Judging from the punishment imposed by USPTO on Chinese agencies, since 2015, Chinese natural persons and legal persons have gradually appeared as the objects of "Order to Submit Cause" issued by USPTO. It is particularly important to note that since 2015, the number of Chinese subjects who have been subject to "Order to Submit Cause" or Punishment Order issued by USPTO has increased rapidly. In particular, in 2020, the vast majority of the more than 200 subjects who were subject to "Order to Submit Cause" or Punishment Order issued by USPTO were spelled in Chinese, which may be related to Chinese enterprises and individuals. Among these, enterprises in Shenzhen accounted for a larger proportion.

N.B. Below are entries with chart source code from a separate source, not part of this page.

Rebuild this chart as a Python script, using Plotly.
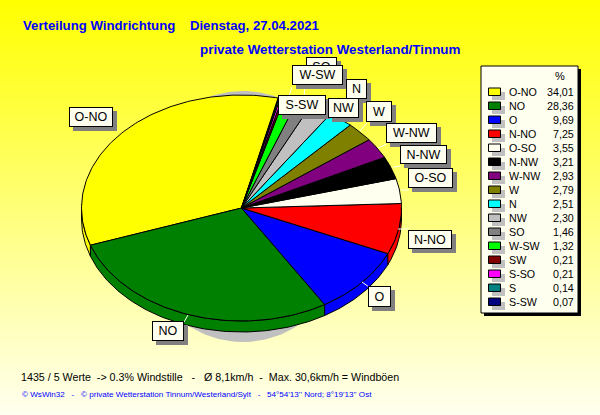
import numpy as np
import plotly.graph_objects as go

# --- data ---
directions = ["O-NO", "NO", "O", "N-NO", "O-SO", "N-NW", "W-NW", "W", "N", "NW", "SO", "W-SW", "SW", "S-SO", "S", "S-SW"]
shares = [34.01, 28.36, 9.69, 7.25, 3.55, 3.21, 2.93, 2.79, 2.51, 2.30, 1.46, 1.32, 0.21, 0.21, 0.14, 0.07]
share_text = ["34,01", "28,36", "9,69", "7,25", "3,55", "3,21", "2,93", "2,79", "2,51", "2,30", "1,46", "1,32", "0,21", "0,21", "0,14", "0,07"]
colors = ["#FFFF00", "#008000", "#0000FF", "#FF0000", "#FFFFF0", "#000000", "#800080", "#808000",
          "#00FFFF", "#C0C0C0", "#808080", "#00FF00", "#800000", "#FF00FF", "#008080", "#000080"]

title1 = "Verteilung Windrichtung\u00a0\u00a0\u00a0\u00a0Dienstag, 27.04.2021"
title2 = "private Wetterstation Westerland/Tinnum"
info = "1435 / 5 Werte\u00a0\u00a0-> 0.3% Windstille\u00a0\u00a0\u00a0-\u00a0\u00a0\u00a0Ø 8,1km/h\u00a0\u00a0-\u00a0\u00a0Max. 30,6km/h = Windböen"
footer = "© WsWin32\u00a0\u00a0\u00a0-\u00a0\u00a0\u00a0© private Wetterstation Tinnum/Westerland/Sylt\u00a0\u00a0\u00a0-\u00a0\u00a0\u00a054°54'13'' Nord; 8°19'13'' Ost"

# --- layout constants (pixel space) ---
CX, CY, RX, RY, DEPTH, START = 241.5, 208, 160, 113, 11, 76.8
FONT = "Liberation Sans"
BOX_FILL = "#FFFFF0"

label_boxes = [  # drawn in this order: text, left, top, right, bottom
    ("SO", 307, 58, 337, 77), ("W-SW", 293, 66, 343, 85), ("N", 347, 80, 367, 99),
    ("S-SW", 279, 96, 326, 115), ("NW", 329, 99, 359, 118), ("W", 367, 102, 392, 122),
    ("W-NW", 387, 124, 437, 143), ("N-NW", 401, 146, 447, 164), ("O-SO", 409, 169, 453, 188),
    ("N-NO", 409, 231, 452, 249), ("O", 369, 287, 391, 307), ("NO", 153, 322, 184, 341),
    ("O-NO", 70, 108, 113, 127),
]
leaders = [((113, 127), (118, 131)), ((292, 87), (289, 96)), ((305, 87), (304, 96)),
           ((367, 123), (360, 131)), ((387, 144), (378, 148)), ((393, 167), (401, 166)),
           ((401, 190), (409, 190)), ((398, 229), (409, 229)), ((362, 282), (369, 287)),
           ((188, 315), (184, 322))]

fig = go.Figure()

# gradient background
fig.add_trace(go.Heatmap(x=[0, 600], y=[0, 415], z=[[0, 0], [1, 1]], zsmooth="best", showscale=False,
                         colorscale=[[0, "#FFFF00"], [1, "#FFFFF0"]], hoverinfo="skip"))

# drop shadow of the pie
t = np.radians(np.arange(0, 361, 2))
fig.add_trace(go.Scatter(x=243 + 111 * np.cos(t), y=216.5 + 125.5 * np.sin(t), mode="lines", fill="toself",
                         fillcolor="#C0C0C0", line=dict(width=0), hoverinfo="skip"))


def rim(a0, a1):
    n = max(2, int(abs(a1 - a0)) + 2)
    a = np.radians(np.linspace(a0, a1, n))
    return CX + RX * np.cos(a), CY - RY * np.sin(a)


edges = START + np.concatenate([[0], np.cumsum(shares)]) * 360 / sum(shares)

# pie side wall
for i, c in enumerate(colors):
    a0, a1 = max(edges[i], 180), min(edges[i + 1], 360)
    if a1 > a0:
        x, y = rim(a0, a1)
        fig.add_trace(go.Scatter(x=np.r_[x, x[::-1], x[0]], y=np.r_[y, y[::-1] + DEPTH, y[0]], mode="lines",
                                 fill="toself", fillcolor=c, line=dict(color="#000000", width=1), hoverinfo="skip"))

# pie top
for i, c in enumerate(colors):
    x, y = rim(edges[i], edges[i + 1])
    fig.add_trace(go.Scatter(x=np.r_[CX, x, CX], y=np.r_[CY, y, CY], mode="lines", fill="toself", fillcolor=c,
                             line=dict(color="#000000", width=1), hoverinfo="skip"))

# leader lines
lx, ly = [], []
for p, q in leaders:
    lx += [p[0], q[0], None]
    ly += [p[1], q[1], None]
fig.add_trace(go.Scatter(x=lx, y=ly, mode="lines", line=dict(color="#FFFFF0", width=1), hoverinfo="skip"))

shapes = [
    dict(type="rect", x0=484, y0=69, x1=581, y1=316, fillcolor="#000000", line=dict(width=0)),
    dict(type="rect", x0=481, y0=66, x1=578, y1=313, fillcolor=BOX_FILL, line=dict(color="#000000", width=1)),
]
annotations = []


def text(x, y, s, size=11, color="#000000", anchor="left", bold=False):
    shift = {"left": -2, "right": 2, "center": 0}[anchor]
    annotations.append(dict(x=x + shift, y=y, text=f"<b>{s}</b>" if bold else s, showarrow=False, xanchor=anchor, yanchor="middle",
                            xref="x", yref="y", font=dict(family=FONT, size=size, color=color)))


# legend
text(560, 76, "%", anchor="center")
for i, (d, v, c) in enumerate(zip(directions, share_text, colors)):
    ym = 92 + 14 * i
    shapes.append(dict(type="rect", x0=492, y0=ym, x1=505, y1=ym + 8, fillcolor="#C0C0C0", line=dict(width=0)))
    shapes.append(dict(type="rect", x0=488.5, y0=ym - 4, x1=500.5, y1=ym + 3.5, fillcolor=c, line=dict(color="#000000", width=1)))
    text(508.5, ym, d, size=10.7)
    text(573.5, ym, v, size=10.7, anchor="right")

# pie labels
for s, l, tp, r, b in label_boxes:
    w, h = r - l, b - tp
    annotations.append(dict(x=l + 3, y=tp + 3, text=" ", showarrow=False, xanchor="left", yanchor="top", xref="x", yref="y",
                            width=w + 1, height=h + 1, bgcolor="#808080", borderpad=0, borderwidth=0))
    annotations.append(dict(x=l - 1, y=tp - 1, text=s, showarrow=False, xanchor="left", yanchor="top", xref="x", yref="y",
                            width=w - 1, height=h - 1, bgcolor=BOX_FILL, bordercolor="#000000", borderwidth=1, borderpad=0,
                            align="center", valign="middle", font=dict(family=FONT, size=12.5, color="#000000")))

# texts
text(23, 25, title1, size=13.2, color="#0000FF", bold=True)
text(200, 49, title2, size=13.4, color="#0000FF", bold=True)
text(21, 377, info, size=10.7)
text(22, 394, footer, size=8.1, color="#0000FF")

fig.update_layout(width=600, height=415, margin=dict(l=0, r=0, t=0, b=0), showlegend=False, hovermode=False,
                  paper_bgcolor="#FFFFF0", plot_bgcolor="#FFFFF0",
                  xaxis=dict(range=[0, 600], visible=False, fixedrange=True),
                  yaxis=dict(range=[415, 0], visible=False, fixedrange=True),
                  shapes=shapes, annotations=annotations)

fig.write_html("out.html", config=dict(displayModeBar=False),
               post_script="document.body.style.margin='0';document.body.style.overflow='hidden';")
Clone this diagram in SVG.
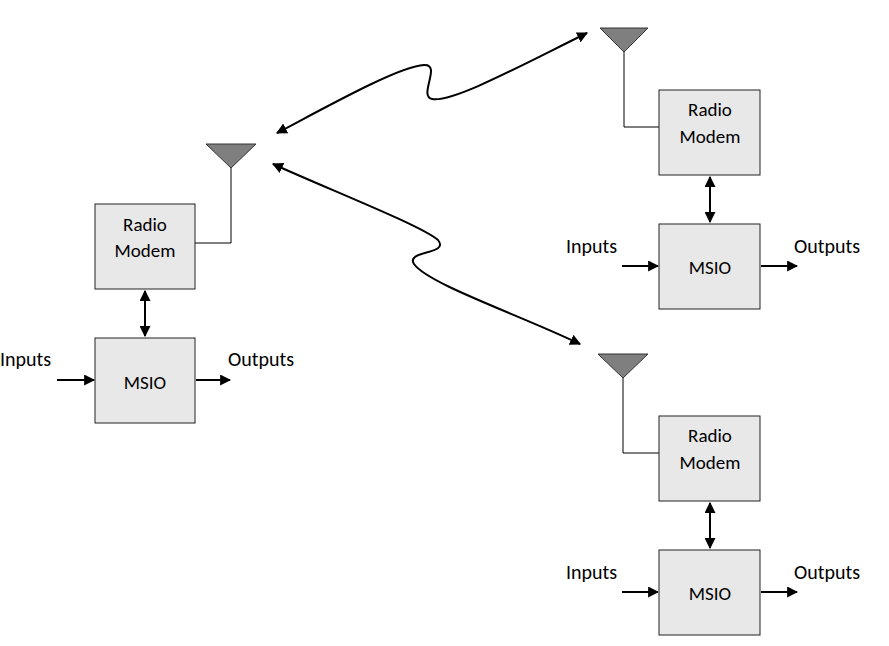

With regard to the legal risk avoidance of domestic subjects in applying for trademarks in the United States in the future, lawyer Xingqian HAN pointed out that from the current trend of trademark application and punishment, USPTO has noticed the abnormal applications from China, and it is not excluded that USPTO will further introduce relevant policies to raise the application threshold in the future. Therefore, it is suggested that applicants should choose a compliant trademark agency, whether a domestic firm cooperating with a foreign law firm or directly a foreign law firm. By doing so, we can effectively avoid the consequences of possible revocation of trademark applications due to the violations by the agency.

In addition, for risk avoidance, lawyer Xingqian Han pointed out that prevention beforehand is a relatively effective way. Because once legal risks arise afterwards, they may often involve litigation and other procedures, and incur economic costs that are relatively high for general enterprises. Therefore, it is suggested that relevant departments may also actively give legal lectures to enterprises that need to apply for U.S. trademarks, to help them understand the basic knowledge and common legal risks of U.S. trademark applications.